A fellow in my winter Mystery and Suspense class (w/Con Lehane) recommended Leonardo Padura, a Cuban author of detective novels. The recommendation sounded as if they were something I'd like--atmospheric, Chandler-esque stories set in an exotic locale--Habana--so I tried the first one, Havana Blue, written in 1991, and translated into English around 2008. 

The Havana Quartet features police lieutenant Mario Conde, known as "The Count." The stories are seasonal, and the first, Blue, is winter.  The Count is a likable hero, "a cop who would rather be a writer, and admits to feelings of 'solidarity with writers, crazy people, and drunkards'."  Hmm, sounds like me. 

The author does a good job with the Habana setting, an excellent job with the characters--not just Conde, but also his sidekick Manolo Palacios, their cigar-loving chief, Conde's crippled pal Skinny, and his love interest, Tamara.  He does a swell job with sex, describing feelings of lust and passion without getting too clinical or salacious. The translator, Peter Bush, also seems to have done a better than average job with what must have been challenging prose in the original (despite translating into British, rather than American English.) 

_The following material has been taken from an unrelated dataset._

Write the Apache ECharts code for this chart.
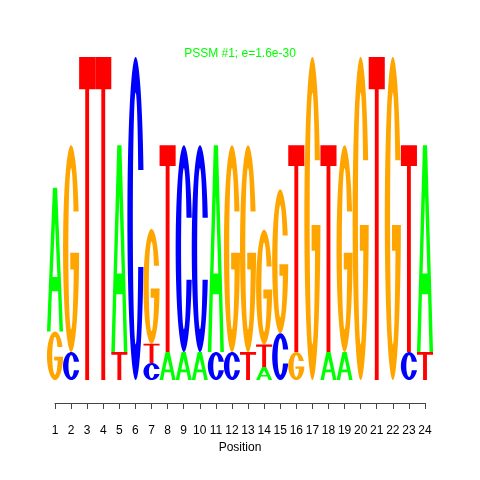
<!DOCTYPE html>
<html>
<head>
<meta charset="utf-8">
<script src="https://cdn.jsdelivr.net/npm/echarts@6/dist/echarts.min.js"></script>
<style>
html,body{margin:0;padding:0;background:#fff;}
#chart{width:480px;height:480px;}
</style>
</head>
<body>
<div id="chart"></div>
<script>
// ---- data (information content, bits) ----
const positions = [1,2,3,4,5,6,7,8,9,10,11,12,13,14,15,16,17,18,19,20,21,22,23,24];
const letters = ['A','C','G','T'];
const bitsA = [0.89,0,0,0,1.28,0,0,0.173,0.173,0.173,1.28,0,0,0.08,0,0,0,0.173,0.173,0,0,0,0,1.28];
const bitsC = [0,0.173,0,0,0,2.0,0.105,0,1.28,1.28,0.173,0.173,0,0,0.29,0,0,0,0,0,0,0,0.173,0];
const bitsG = [0.30,1.28,0,0,0,0,0.71,0,0,0,0,1.28,1.28,0.71,0.89,0.173,2.0,0,1.28,2.0,0,2.0,0,0];
const bitsT = [0,0,2.0,2.0,0.173,0,0.12,1.28,0,0,0,0,0.173,0.14,0,1.28,0,1.28,0,0,2.0,0,1.28,0.173];
const titleText = 'PSSM #1; e=1.6e-30';
const xName = 'Position';

const colors = {A:'#00FF00', C:'#0000FF', G:'#FFA500', T:'#FF0000'};

// ---- glyph outlines in a 100x100 box ----
function ell(cx, cy, rx, ry, t0, t1, n){
  const pts = [];
  for (let i = 0; i <= n; i++){
    const t = (t0 + (t1 - t0) * i / n) * Math.PI / 180;
    pts.push([cx + rx * Math.cos(t), cy - ry * Math.sin(t)]);
  }
  return pts;
}
function toPath(pts){
  return 'M' + pts.map(p => p[0].toFixed(2) + ',' + p[1].toFixed(2)).join('L') + 'Z';
}
const deg = x => Math.asin(x) * 180 / Math.PI;
const sx = 33, sy = 11;
const irx = 50 - sx, iry = 50 - sy;
// C
const cPts = ell(50,50,50,50, deg(15/50), 360 - deg(15/50), 80)
  .concat(ell(50,50,irx,iry, 360 - deg(15/iry), deg(15/iry), 80));
// G
const gPts = ell(50,50,50,50, deg(18/50), 360 - deg(2/50), 90)
  .concat([[45,52],[45,60]])
  .concat(ell(50,50,irx,iry, 360 - deg(10/iry), deg(18/iry), 80));
const GLYPH = {
  A: 'M37,0H63L100,100H78L69,72H31L22,100H0Z M50,24L35,62H65Z',
  C: toPath(cPts),
  G: toPath(gPts),
  T: 'M0,0H100V10H62V100H38V10H0Z'
};

// ---- stack letters per column (smallest at bottom) ----
const bits = {A: bitsA, C: bitsC, G: bitsG, T: bitsT};
const seriesData = {A: [], C: [], G: [], T: []};
positions.forEach((pos, i) => {
  const col = letters.map(l => ({l, h: bits[l][i]})).filter(d => d.h > 0)
    .sort((a, b) => a.h - b.h);
  let y = 0;
  col.forEach(d => {
    seriesData[d.l].push([pos, y, y + d.h]);
    y += d.h;
  });
});

function makeRender(letter){
  return function(params, api){
    const x = api.value(0), y0 = api.value(1), y1 = api.value(2);
    const p0 = api.coord([x - 0.5, y0]);
    const p1 = api.coord([x + 0.5, y1]);
    return {
      type: 'path',
      shape: {
        pathData: GLYPH[letter],
        x: p0[0], y: p1[1],
        width: p1[0] - p0[0], height: p0[1] - p1[1],
        layout: 'cover'
      },
      style: {fill: colors[letter]}
    };
  };
}

const chart = echarts.init(document.getElementById('chart'), null, {renderer: 'canvas'});
chart.setOption({
  animation: false,
  backgroundColor: '#fff',
  title: {
    text: titleText, left: 'center', top: 43,
    textStyle: {color: '#00FF00', fontSize: 12, fontWeight: 'normal', fontFamily: 'Liberation Sans'}
  },
  grid: {left: 55, right: 55, top: 57, bottom: 100},
  xAxis: {
    type: 'value', min: 1, max: 24, interval: 1,
    offset: 23,
    name: xName, nameLocation: 'middle', nameGap: 38,
    nameTextStyle: {color: '#000', fontSize: 12, fontFamily: 'Liberation Sans'},
    axisLine: {show: true, onZero: false, lineStyle: {color: '#444', width: 1}},
    axisTick: {show: true, length: 6, lineStyle: {color: '#444'}},
    axisLabel: {color: '#000', fontSize: 12, margin: 22, fontFamily: 'Liberation Sans'},
    splitLine: {show: false}
  },
  yAxis: {type: 'value', min: 0, max: 2, show: false},
  series: letters.map(l => ({
    type: 'custom', name: l, clip: false,
    renderItem: makeRender(l),
    encode: {x: 0, y: [1, 2]},
    data: seriesData[l]
  }))
});
</script>
</body>
</html>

The plot is murky.  A high-placed cadre disappears, apparently a difficult thing to do in Cuban society.  The reason eventually turns out to be theft or embezzlement of international funds from his enterprise.  A woman cop of Chinese ancestry finds the paper trail proving this, but what exactly happened or how is about as clear as who killed General Sternwood's chauffeur in The Big Sleep. 

The book was relatively irritating in an almost total lack of dialog tags, a total lack of chapters, and a shifting of voices sometimes following a blank line.  Although the point of view is generally third person Conde, some of the shifts put us in interrogations in which he's not present--for example Manolo interrogates Maciques, (who turns out to be a murderer), in a section of dialogue in quotes with slashes and ellipses between speakers.  What reader needs crap writing like that? 

So while the language was lovely, the characters charming, and the setting atmospheric, would I buy another? Havana Gold, Red, or Black? (Spring, summer, or autumn.)  Not likely.  Too much difficulty slogging through the thing, too little pleasure in return.